For centuries it has been used by some of the most thoughtful writers in the English language. It allows sentences to breathe, pivot, and surprise the reader.

Few punctuation marks are as flexible.

It can replace commas.

It can replace parentheses.

It can even replace a colon.

And sometimes it simply does what no other punctuation mark can do—capture the way a thought actually unfolds in the mind.

If the em dash is suddenly suspect, perhaps the real question isn’t about punctuation at all.

Perhaps it’s about how our expectations of writing are changing in the age of AI.

The Em Dash Isn’t the Villain Here

If the em dash has suddenly become suspicious, the punctuation itself isn’t really the problem.

What we are witnessing is a cultural shift in how writing is produced, consumed, and judged. For centuries, polished writing passed through editors, proofreaders, and publishing houses. Today, much of our daily communication happens quickly—emails, chat messages, social media posts—often written in seconds and rarely edited.

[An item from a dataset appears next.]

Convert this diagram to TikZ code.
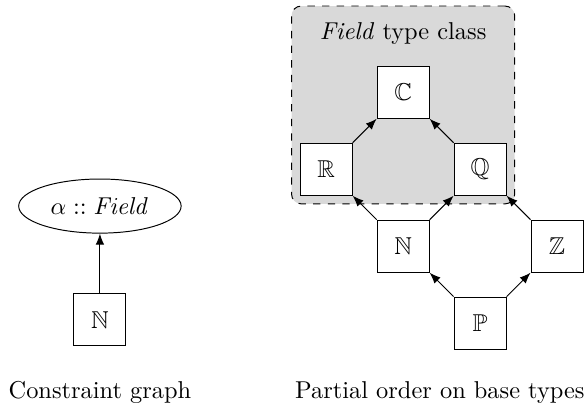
\documentclass[tikz,border=0pt]{standalone}
\usepackage{amssymb}
\usetikzlibrary{positioning,fit,backgrounds,shapes.geometric,arrows.meta}

\begin{document}
\begin{tikzpicture}[
    basety/.style = {draw, minimum size=0.75cm, inner sep=0pt, fill=white},
    subty/.style  = {-{Latex[length=4.5pt,width=3.5pt]}},
    node distance = 0.345cm and 0.345cm]
  \useasboundingbox (0,0) rectangle (8.46,-5.89);

  \node [draw, ellipse, minimum height=0.78cm] (alpha) at (1.44,-2.97) {$\alpha :: \mathit{Field}$};
  \node [basety, below=0.86cm of alpha] (nat0) {$\mathbb{N}$};
  \draw [subty] (nat0) -- (alpha);

  \node [basety] (cpx) at (5.81,-1.33) {$\mathbb{C}$};
  \node [basety, below left=of cpx]  (real) {$\mathbb{R}$};
  \node [basety, below right=of cpx] (rat)  {$\mathbb{Q}$};
  \node [basety, below right=of real] (nat) {$\mathbb{N}$};
  \node [basety, below right=of rat]  (int) {$\mathbb{Z}$};
  \node [basety, below right=of nat]  (pos) {$\mathbb{P}$};
  \node [above=0.18cm of cpx] (title) {\emph{Field} type class};

  \begin{scope}[on background layer]
    \node [draw, dashed, rounded corners, fill=gray!30, fit=(title)(real)(rat)(cpx)] (cls) {};
  \end{scope}

  \draw [subty] (real.north east) -- (cpx.south west);
  \draw [subty] (rat.north west)  -- (cpx.south east);
  \draw [subty] (nat.north west)  -- (real.south east);
  \draw [subty] (nat.north east)  -- (rat.south west);
  \draw [subty] (int.north west)  -- (rat.south east);
  \draw [subty] (pos.north west)  -- (nat.south east);
  \draw [subty] (pos.north east)  -- (int.south west);

  \node (lcap) at (1.44,-5.66) {Constraint graph};
  \node (rcap) at (6.34,-5.66) {Partial order on base types};
\end{tikzpicture}
\end{document}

In that faster environment, the em dash can stand out. It feels deliberate. Almost literary.

Artificial intelligence didn’t invent the em dash; it simply learned from the same sources human writers have relied on for generations: books, essays, journalism, and other forms of edited prose.

The irony, of course, is that avoiding the em dash entirely might make writing feel less natural—not more.

After all, the mark has survived more than a thousand years of evolving language, printing technologies, and editorial standards.

Blaming the em dash for AI writing is a bit like blaming the comma for emails.

It’s not the punctuation that changed.

It’s the world around it.

And if a single horizontal line can suddenly spark debates about authorship, authenticity, and artificial intelligence—perhaps the em dash is still doing exactly what great punctuation has always done: make us pause and think.